Entire process of postage stamp issuance and distribution by the organization

The stamp program of a postal organization is an umbrella term for the entire process of postage stamp issuance and distribution by the organization. Aspects include the decision of about stamps to issue, what postal rates they will pay, postage stamp design, printing, and publicity for the new stamps. The stamp program is generally managed by a specialized department within the organization, which balances demands from the rest of the organization, the nation's government, stamp collectors, and the public which actually buy and use the stamps.

Originally, the choice of stamps to issue was primarily driven by changes to postal rates, and by major changes in the government (for instance, the accession of a new monarch meant that the stamp portrait had to change). Results of research show that the process was often very hasty and reactive, sometimes only a few days or weeks elapsing between the identification of a need and the beginning of printing and distribution.

Through the 20th century, the process became more organized; for instance, it proved possible to sell more commemorative stamps if the public was formally informed of their availability, which inspired first day of issue ceremonies. In turn, simultaneous availability nationwide meant that everything had to be planned out ahead of time. Postal administrations also discovered that collectors were not a bottomless well of money, and that excessive stamp issues would simply go unpurchased, so they decide ahead of time how many stamps are a "reasonable" number.

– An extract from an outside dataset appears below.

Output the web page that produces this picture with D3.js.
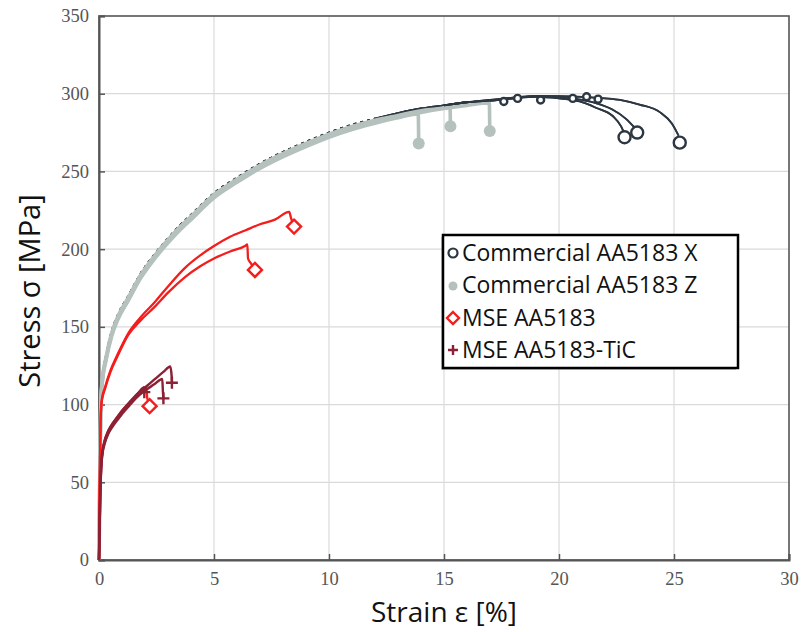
<!DOCTYPE html>
<html>
<head>
<meta charset="utf-8">
<script src="https://cdn.jsdelivr.net/npm/d3@7"></script>
<style>
  html, body { margin: 0; padding: 0; background: #fff; }
  svg { display: block; }
</style>
</head>
<body>
<svg id="chart" width="808" height="632"></svg>
<script>
// ---------- DATA ----------
const xTicks = [0, 5, 10, 15, 20, 25, 30];
const yTicks = [0, 50, 100, 150, 200, 250, 300, 350];
const seriesNames = ["Commercial AA5183 X", "Commercial AA5183 Z", "MSE AA5183", "MSE AA5183-TiC"];

// Commercial AA5183 Z (three specimens) [strain %, stress MPa]
const commZ1 = [[0,0],[0.04,60],[0.08,100],[0.15,115],[0.3,128],[0.55,144],[0.8,154],[1.28,167],[1.8,181],[2.43,194],[3,204],[3.5,212],[4,219],[5,233],[6,243],[7,252],[7.65,257],[9,266],[10,272],[11,277],[12,281],[13,284.5],[13.88,287],[13.9,268]];
const commZ2 = [[0,0],[0.04,62],[0.08,102],[0.15,117],[0.3,130],[0.55,146],[0.8,156],[1.28,169],[1.8,183],[2.43,196],[3,206],[3.5,214],[4,221],[5,235],[6,245],[7,254],[7.65,259],[9,268],[10,274],[11,279],[12,283],[13,286],[14,289],[15,291],[15.26,292],[15.28,279]];
const commZ3 = [[0,0],[0.04,61],[0.08,101],[0.15,116],[0.3,129],[0.55,145],[0.8,155],[1.28,168],[1.8,182],[2.43,195],[3,205],[3.5,213],[4,220],[5,234],[6,244],[7,253],[7.65,258],[9,267],[10,273],[11,278],[12,282],[13,285],[14,288],[15,290.5],[16,292.5],[16.97,294],[16.99,276]];

// Commercial AA5183 X (three specimens)
const commX1 = [[0,0],[0.04,63],[0.08,103],[0.15,118],[0.3,131],[0.55,147],[0.8,157],[1.28,170],[1.8,184],[2.43,197],[3,207],[3.5,215],[4,222],[5,236],[6,246],[7,255],[7.65,260],[9,269],[10,275],[11,280],[12,284],[13,287.5],[14,290.5],[15,292.5],[16,294.5],[17,295.5],[18,297],[19,298],[20,297],[20.9,295],[21.6,291],[22.35,285.5],[22.7,279],[22.85,274]];
const commX2 = [[0,0],[0.04,63],[0.08,103],[0.15,118],[0.3,131],[0.55,147],[0.8,157],[1.28,170],[1.8,184],[2.43,197],[3,207],[3.5,215],[4,222],[5,236],[6,246],[7,255],[7.65,260],[9,269],[10,275],[11,280],[12,284],[13,287.5],[14,290.5],[15,292.5],[16,294.5],[17,295.5],[18,297],[19,298.5],[20,298],[21,296],[21.6,294],[22.3,290],[22.9,284],[23.3,278]];
const commX3 = [[0,0],[0.04,63],[0.08,103],[0.15,118],[0.3,131],[0.55,147],[0.8,157],[1.28,170],[1.8,184],[2.43,197],[3,207],[3.5,215],[4,222],[5,236],[6,246],[7,255],[7.65,260],[9,269],[10,275],[11,280],[12,284],[13,287.5],[14,290.5],[15,292.5],[16,294.5],[17,296],[18,297.5],[19,298.5],[20,298.5],[21,298],[22,297],[22.65,296],[23.5,293],[24.4,288],[24.9,281],[25.2,273]];

// MSE AA5183 (red)
const mseA = [[0,0],[0.03,50],[0.07,90],[0.12,103],[0.26,111],[0.5,122],[0.8,132],[1.28,146],[1.8,156],[2.43,166],[3,176],[3.74,188],[4.4,196],[5,202],[5.7,208],[6.35,212],[7,216],[7.65,219],[8.27,224],[8.35,220],[8.48,214.5]];
const mseB = [[0,0],[0.03,50],[0.07,90],[0.12,102],[0.26,110],[0.5,121],[0.8,131],[1.28,145],[1.8,154],[2.43,163],[3,172],[3.74,182],[4.4,189],[5,194],[5.7,198.5],[6.35,202],[6.45,203],[6.48,194],[6.6,191],[6.78,186.6]];
const mseC = [[0,0],[0.04,45],[0.1,63],[0.2,74],[0.4,83],[0.7,90],[1,96],[1.5,104],[2.05,111],[2.1,104],[2.2,99]];

// MSE AA5183-TiC (maroon)
const ticA = [[0,0],[0.05,40],[0.1,62],[0.15,70],[0.25,77],[0.4,83],[0.6,88],[0.8,92],[1,96],[1.3,101],[1.6,106],[2,111],[2.4,116],[2.8,121],[3.1,124.5],[3.16,118],[3.17,114]];
const ticB = [[0,0],[0.05,38],[0.1,60],[0.15,68],[0.25,75],[0.4,81],[0.6,86],[0.8,90],[1,94],[1.3,99],[1.6,104],[2,109],[2.4,113],[2.75,116.5],[2.78,108],[2.8,104]];
const ticC = [[0,0],[0.05,39],[0.1,61],[0.15,69],[0.25,76],[0.4,82],[0.6,87],[0.8,91],[1,95],[1.3,100],[1.6,105],[1.95,111],[1.97,108]];

// end-of-test markers
const xEndMarkers = [[22.85,272],[23.4,275],[25.25,268.5]];
const xMidMarkers = [[17.6,295],[18.2,297],[19.2,296],[20.6,297],[21.2,298],[21.7,296.5]];
const zEndMarkers = [[13.9,268],[15.28,279],[16.99,276]];
const mseEndMarkers = [[8.48,214.5],[6.78,186.6],[2.2,99]];
const ticEndMarkers = [[3.17,114],[2.8,104],[1.97,108]];

// ---------- STYLE ----------
const colX = "#2c3742", colZ = "#b5c1bd", colRed = "#f51c1c", colTic = "#8c2034";
const W = 808, H = 632;
const margin = {left: 99, top: 16, right: 19, bottom: 72};
const pw = W - margin.left - margin.right, ph = H - margin.top - margin.bottom;

const svg = d3.select("#chart");
const g = svg.append("g").attr("transform", `translate(${margin.left},${margin.top})`);

const x = d3.scaleLinear().domain([0, 30]).range([0, pw]);
const y = d3.scaleLinear().domain([0, 350]).range([ph, 0]);

// grid
g.append("g").selectAll("line").data(xTicks.slice(1, -1)).join("line")
  .attr("x1", d => x(d)).attr("x2", d => x(d)).attr("y1", 0).attr("y2", ph)
  .attr("stroke", "#dadada").attr("stroke-width", 1.2);
g.append("g").selectAll("line").data(yTicks.slice(1, -1)).join("line")
  .attr("y1", d => y(d)).attr("y2", d => y(d)).attr("x1", 0).attr("x2", pw)
  .attr("stroke", "#dadada").attr("stroke-width", 1.2);

// frame
g.append("rect").attr("x", 0).attr("y", 0).attr("width", pw).attr("height", ph)
  .attr("fill", "none").attr("stroke", "#555").attr("stroke-width", 1.6);

// axes
const xAxis = d3.axisBottom(x).tickValues(xTicks).tickSize(-6).tickPadding(12).tickFormat(d3.format("d"));
const yAxis = d3.axisLeft(y).tickValues(yTicks).tickSize(-6).tickPadding(10).tickFormat(d3.format("d"));
const gx = g.append("g").attr("transform", `translate(0,${ph})`).call(xAxis);
const gy = g.append("g").call(yAxis);
[gx, gy].forEach(a => {
  a.select(".domain").attr("stroke", "#555").attr("stroke-width", 2);
  a.selectAll(".tick line").attr("stroke", "#555").attr("stroke-width", 1.5);
  a.selectAll(".tick text").attr("font-family", "'Liberation Serif', serif")
    .attr("font-size", 18.5).attr("fill", "#555");
});

// lines
const line = d3.line().x(d => x(d[0])).y(d => y(d[1])).curve(d3.curveMonotoneX);
function drawLine(data, color, w, dash) {
  g.append("path").datum(data).attr("d", line).attr("fill", "none")
    .attr("stroke", color).attr("stroke-width", w).attr("stroke-linejoin", "round")
    .attr("stroke-dasharray", dash || null);
}
// dark X specimens: dotted where they run along the grey band, solid near the peak
[commX1, commX2, commX3].forEach(d => {
  drawLine(d.filter(p => p[0] <= 12), colX, 2, "3,4");
  drawLine(d.filter(p => p[0] >= 12), colX, 1.8);
});
[commZ1, commZ2, commZ3].forEach(d => drawLine(d, colZ, 3.6));
[commX1, commX2, commX3].forEach(d => drawLine(d.filter(p => p[0] >= 15), colX, 1.8));
[mseA, mseB, mseC].forEach(d => drawLine(d, colRed, 2.3));
[ticA, ticB, ticC].forEach(d => drawLine(d, colTic, 2.4));

// markers
function circleOpen(sel, r) {
  sel.attr("r", r).attr("fill", "#fff").attr("stroke", colX).attr("stroke-width", 2.4);
}
g.append("g").selectAll("circle").data(xMidMarkers).join("circle")
  .attr("cx", d => x(d[0])).attr("cy", d => y(d[1])).call(circleOpen, 3.5);
g.append("g").selectAll("circle").data(xEndMarkers).join("circle")
  .attr("cx", d => x(d[0])).attr("cy", d => y(d[1])).call(circleOpen, 6);
g.append("g").selectAll("circle").data(zEndMarkers).join("circle")
  .attr("cx", d => x(d[0])).attr("cy", d => y(d[1])).attr("r", 6).attr("fill", colZ);
const diamond = s => `M0,${-s}L${s},0L0,${s}L${-s},0Z`;
g.append("g").selectAll("path").data(mseEndMarkers).join("path")
  .attr("transform", d => `translate(${x(d[0])},${y(d[1])})`)
  .attr("d", diamond(7)).attr("fill", "#fff").attr("stroke", colRed).attr("stroke-width", 2.4);
const plus = s => `M${-s},0H${s}M0,${-s}V${s}`;
g.append("g").selectAll("path").data(ticEndMarkers).join("path")
  .attr("transform", d => `translate(${x(d[0])},${y(d[1])})`)
  .attr("d", plus(6)).attr("fill", "none").attr("stroke", colTic).attr("stroke-width", 2.4);

// axis titles
svg.append("text").attr("x", margin.left + pw / 2).attr("y", 622)
  .attr("text-anchor", "middle").attr("font-family", "'Open Sans', sans-serif")
  .attr("font-size", 28).attr("fill", "#111").text("Strain ε [%]");
svg.append("text").attr("transform", `translate(40,${margin.top + ph / 2 + 3}) rotate(-90)`)
  .attr("text-anchor", "middle").attr("font-family", "'Open Sans', sans-serif")
  .attr("font-size", 29).attr("fill", "#111").text("Stress σ [MPa]");

// legend
const lg = svg.append("g").attr("transform", "translate(443,235)");
lg.append("rect").attr("x", -2).attr("y", 2).attr("width", 295).attr("height", 133)
  .attr("fill", "#999").attr("opacity", 0.5);
lg.append("rect").attr("x", 0).attr("y", 0).attr("width", 295).attr("height", 133)
  .attr("fill", "#fff").attr("stroke", "#000").attr("stroke-width", 2.5);
const ly = [18, 50, 83, 115];
const items = lg.selectAll("g.item").data(seriesNames).join("g")
  .attr("transform", (d, i) => `translate(0,${ly[i]})`);
items.append("text").attr("x", 19).attr("y", 0).attr("dy", "0.35em")
  .attr("font-family", "'Open Sans', sans-serif").attr("font-size", 23).attr("fill", "#111")
  .text(d => d);
items.each(function(d, i) {
  const s = d3.select(this);
  if (i === 0) s.append("circle").attr("cx", 10).attr("cy", 0).attr("r", 4.5)
    .attr("fill", "#fff").attr("stroke", colX).attr("stroke-width", 2.2);
  if (i === 1) s.append("circle").attr("cx", 10).attr("cy", 1).attr("r", 4.5).attr("fill", colZ);
  if (i === 2) s.append("path").attr("transform", "translate(10,0)").attr("d", diamond(6))
    .attr("fill", "#fff").attr("stroke", colRed).attr("stroke-width", 2.4);
  if (i === 3) s.append("path").attr("transform", "translate(10,0)").attr("d", plus(5))
    .attr("stroke", colTic).attr("stroke-width", 2.4);
});
</script>
</body>
</html>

The upshot is that much of a year's stamp program is known and can be announced in advance. In 2005 for instance, Canada Post announced its 2006 stamps in July 2005, while the United States Postal Service (USPS) announced at the end of November.

The existence of a preannounced program does not preclude last-minute changes; a souvenir sheet commemorating the Mars Pathfinder mission was issued by the USPS December 10, 1997, some five months after the touchdown, while the "United We Stand" stamp in response to the September 11, 2001 attacks came out on October 2, just three weeks later.